The original argument commits a classic logical flaw: it assumes that because legal photocopying is restricted to books 50+ years old, ANY illegal photocopying must involve books 50+ years old. But this ignores that people might simply break the law and illegally photocopy newer books too. We need to find parallel scenarios where someone incorrectly assumes that rule-breaking only happens in permitted categories, rather than recognizing that people might just ignore the rules entirely.

Answer Choices Explained
A
Any member of the solar system must be either a planet or a moon, so if an asteroid is neither a planet nor a moon, it must not be a member of the solar system.

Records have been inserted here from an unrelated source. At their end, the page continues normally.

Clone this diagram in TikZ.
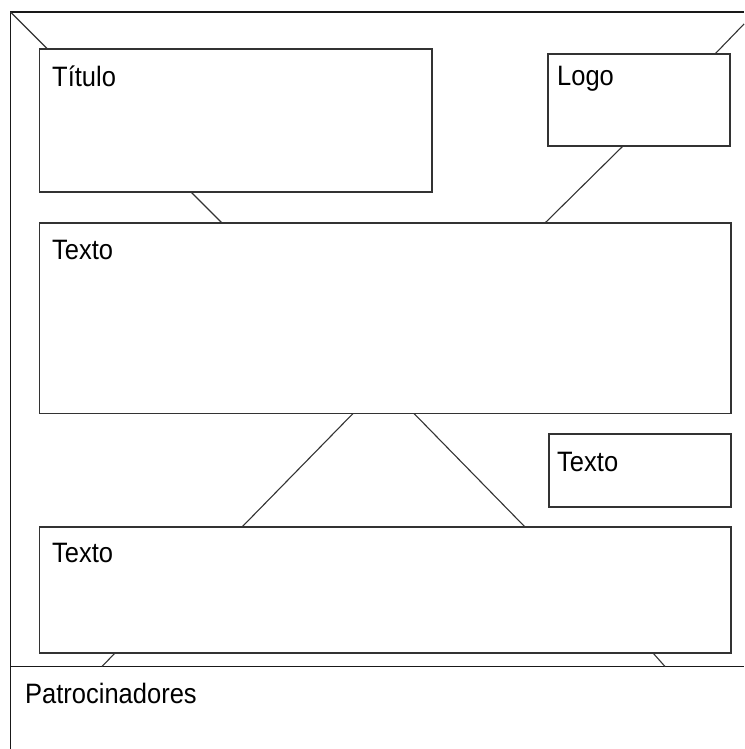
\documentclass[tikz,border=0pt]{standalone}
\usepackage{fontspec}
\usepackage{graphicx}
\setmainfont{Liberation Sans}
\newcommand{\tallt}[1]{\scalebox{1}[1.1]{#1}}
\begin{document}
\begin{tikzpicture}[x=1pt,y=-1pt,
  box/.style={draw=black!80,line width=1.1pt,anchor=north west,inner sep=0pt,outer sep=0pt},
  lbl/.style={anchor=base west,inner sep=0pt,font=\fontsize{25.5}{28}\selectfont},
  link/.style={draw=black!80,line width=1.1pt},
  frame/.style={draw=black!90,line width=1.4pt}]
\useasboundingbox (0,0) rectangle (744,749);
% frame
\coordinate (fbl) at (10.5,749);
\coordinate (ftl) at (10.5,12);
\coordinate (ftr) at (744,12);
\coordinate (pl) at (10.5,666.5);
\coordinate (pr) at (744,666.5);
\coordinate (trc) at (744,24);
\draw[frame] (fbl) -- (ftl) -- (ftr);
\draw[frame] (pl) -- (pr);
% boxes
\node[box,minimum width=392.5pt,minimum height=143pt] (titulo) at (39.5,49) {};
\node[box,minimum width=182pt,minimum height=92pt] (logo) at (548,54) {};
\node[box,minimum width=691.5pt,minimum height=190.5pt] (texto1) at (39.5,223) {};
\node[box,minimum width=182pt,minimum height=73pt] (texto2) at (549,434) {};
\node[box,minimum width=691.5pt,minimum height=126pt] (texto3) at (39.5,527) {};
% labels
\node[lbl] (tituloL) at (52,87) {\tallt{Título}};
\node[lbl] (logoL) at (557,86) {\tallt{Logo}};
\node[lbl] (texto1L) at (52,259) {\tallt{Texto}};
\node[lbl] (texto2L) at (557,471) {\tallt{Texto}};
\node[lbl] (texto3L) at (52,562) {\tallt{Texto}};
\node[lbl] (patro) at (25,703) {\tallt{Patrocinadores}};
% connectors
\draw[link] (ftl) -- ([xshift=8pt]titulo.north west);
\draw[link] (trc) -- ([xshift=-15pt]logo.north east);
\draw[link] ([xshift=151.5pt]titulo.south west) -- ([xshift=182.5pt]texto1.north west);
\draw[link] ([xshift=75pt]logo.south west) -- ([xshift=-186pt]texto1.north east);
\draw[link] ([xshift=313.5pt]texto1.south west) -- ([xshift=202.5pt]texto3.north west);
\draw[link] ([xshift=374.5pt]texto1.south west) -- ([xshift=485.5pt]texto3.north west);
\draw[link] ([xshift=75.5pt]texto3.south west) -- ([xshift=62.5pt]texto3.south west |- pl);
\draw[link] ([xshift=-78pt]texto3.south east) -- ([xshift=-66pt]texto3.south east |- pl);
\end{tikzpicture}
\end{document}
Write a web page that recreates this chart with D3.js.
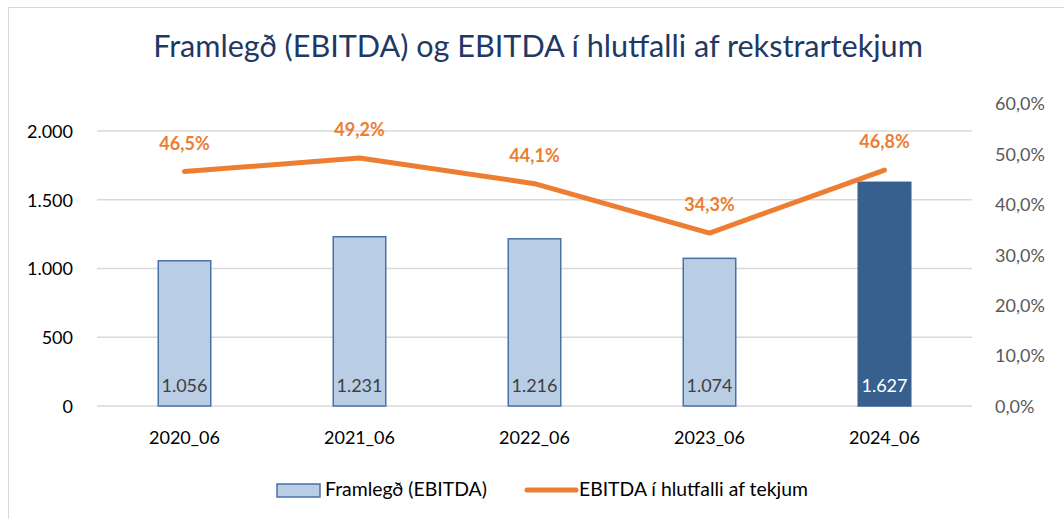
<!DOCTYPE html>
<html><head><meta charset="utf-8">
<script src="https://cdn.jsdelivr.net/npm/d3@7"></script>
<style>body{margin:0;background:#fff;} svg{display:block;font-family:Lato,"Open Sans",sans-serif;}</style>
</head><body>
<svg id="c" width="1064" height="519"></svg>
<script>
const categories = ["2020_06","2021_06","2022_06","2023_06","2024_06"];
const ebitda = [1056,1231,1216,1074,1627];
const ratio = [46.5,49.2,44.1,34.3,46.8];
const leftTicks = [0,500,1000,1500,2000];
const rightTicks = [0,10,20,30,40,50,60];
const title = "Framlegð (EBITDA) og EBITDA í hlutfalli af rekstrartekjum";
const legendLabels = ["Framlegð (EBITDA)","EBITDA í hlutfalli af tekjum"];

const svg = d3.select("#c");
const fmtInt = d3.formatLocale({decimal:",",thousands:".",grouping:[3],currency:["",""]}).format(",d");
const fmtPct = v => d3.format(".1f")(v).replace(".",",") + "%";

svg.append("rect").attr("x",8.5).attr("y",7.5).attr("width",1070).attr("height",530)
  .attr("fill","#fff").attr("stroke","#d9d9d9").attr("stroke-width",1);

const L=97, R=972, T=103.5, B=406;
const x = d3.scaleBand().domain(categories).range([L,R]).paddingInner(0.7).paddingOuter(0.35);
const yL = d3.scaleLinear().domain([0,2200]).range([B,T]);
const yR = d3.scaleLinear().domain([0,60]).range([B,T]);

// gridlines
svg.append("g").selectAll("line").data(leftTicks).join("line")
  .attr("x1",L).attr("x2",R).attr("y1",d=>yL(d)).attr("y2",d=>yL(d))
  .attr("stroke","#d9d9d9").attr("stroke-width",1.5);

// left axis
const ax = svg.append("g").attr("transform",`translate(${L-21},0)`)
  .call(d3.axisLeft(yL).tickValues(leftTicks).tickFormat(fmtInt).tickSize(0));
ax.select(".domain").remove();
ax.selectAll("text").attr("font-size",18).attr("fill","#000").attr("font-family","Lato").attr("dy","0.35em");

// right axis
const ar = svg.append("g").attr("transform",`translate(${R+20},0)`)
  .call(d3.axisRight(yR).tickValues(rightTicks).tickFormat(fmtPct).tickSize(0));
ar.select(".domain").remove();
ar.selectAll("text").attr("font-size",18).attr("fill","#595959").attr("font-family","Lato").attr("dy","0.35em");

// x axis labels
const axb = svg.append("g").attr("transform",`translate(0,${B+22})`)
  .call(d3.axisBottom(x).tickSize(0));
axb.select(".domain").remove();
axb.selectAll("text").attr("font-size",18).attr("fill","#000").attr("font-family","Lato");

// bars
const last = categories.length-1;
svg.append("g").selectAll("rect").data(ebitda).join("rect")
  .attr("x",(d,i)=>x(categories[i])).attr("width",x.bandwidth())
  .attr("y",d=>yL(d)).attr("height",d=>B-yL(d))
  .attr("fill",(d,i)=>i===last?"#37608f":"#b9cde5")
  .attr("stroke",(d,i)=>i===last?"#37608f":"#4a70a8").attr("stroke-width",1.5);

// bar value labels
svg.append("g").selectAll("text").data(ebitda).join("text")
  .attr("x",(d,i)=>x(categories[i])+x.bandwidth()/2).attr("y",B-14)
  .attr("text-anchor","middle").attr("font-size",18)
  .attr("fill",(d,i)=>i===last?"#fff":"#404040").text(d=>fmtInt(d));

// line
const cx = (i)=>x(categories[i])+x.bandwidth()/2;
svg.append("path").datum(ratio)
  .attr("d",d3.line().x((d,i)=>cx(i)).y(d=>yR(d)))
  .attr("fill","none").attr("stroke","#ed7d31").attr("stroke-width",5).attr("stroke-linejoin","round").attr("stroke-linecap","round");

svg.append("g").selectAll("text").data(ratio).join("text")
  .attr("x",(d,i)=>cx(i)).attr("y",d=>yR(d)-22)
  .attr("text-anchor","middle").attr("font-size",18).attr("font-weight","bold")
  .attr("fill","#ed7d31").text(d=>fmtPct(d));

// title
const t = svg.append("text").attr("x",538).attr("y",57).attr("text-anchor","middle")
  .attr("font-size",30).attr("fill","#1f3864").text(title);
const tw = t.node().getComputedTextLength();
t.attr("font-size",30*770/tw);

// legend
const lg = svg.append("g");
lg.append("rect").attr("x",277).attr("y",484).attr("width",43).attr("height",13)
  .attr("fill","#b9cde5").attr("stroke","#4a70a8").attr("stroke-width",1.5);
const l1 = lg.append("text").attr("x",325).attr("y",496).attr("font-size",17).attr("fill","#000").text(legendLabels[0]);
l1.attr("font-size",17*162/l1.node().getComputedTextLength());
lg.append("line").attr("x1",527).attr("x2",576).attr("y1",490).attr("y2",490)
  .attr("stroke","#ed7d31").attr("stroke-width",5).attr("stroke-linecap","round");
const l2 = lg.append("text").attr("x",579).attr("y",496).attr("font-size",17).attr("fill","#000").text(legendLabels[1]);
l2.attr("font-size",17*229/l2.node().getComputedTextLength());
</script>
</body></html>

This argument has valid logical structure. It starts with 'Solar system members must be planets or moons' and correctly concludes 'If something is neither planet nor moon, it's not in the solar system.' This is proper contrapositive reasoning (if A then B becomes if not B then not A), not the flawed reversal we see in the original argument.
B
Anyone who rides a city bus must buy a bus pass, and since Demetrios has a bus pass, he must be riding on a city bus.
This commits a different logical error - affirming the consequent. The premise 'Bus riders must buy passes' doesn't allow us to conclude 'Pass holders must be bus riders' (Demetrios could have bought a pass but not be currently riding). While flawed, this isn't the same type of error as assuming rule violations only happen in permitted categories.
C
A driver who turns right must signal, so any driver who did not signal must not have turned right.
This perfectly mirrors the original flaw. The premise 'Right-turning drivers must signal' gets incorrectly flipped to 'Non-signaling drivers must not have turned right.' This ignores that drivers might simply break the rule and turn right without signaling - exactly like how people might illegally photocopy newer books despite the law. Both arguments assume compliance when reasoning about violations.
D
Anyone who legally crosses a national boundary must have a passport; thus anyone who does not have a passport cannot legally cross a national boundary.
This shows proper logical reasoning. 'Legal border crossers must have passports' correctly leads to 'People without passports cannot legally cross borders.' This is valid contrapositive logic, not the flawed assumption about rule-breaking that characterizes our original argument.
E
Any wage earner residing in the state must pay state taxes, so since Blodwen pays state taxes, she must be resident in the state.
Like choice B, this commits affirming the consequent ('Tax payers must be residents' doesn't prove 'Residents must be taxpayers'). While logically flawed, it doesn't exhibit the specific error of assuming that prohibited activities only occur in permitted scenarios.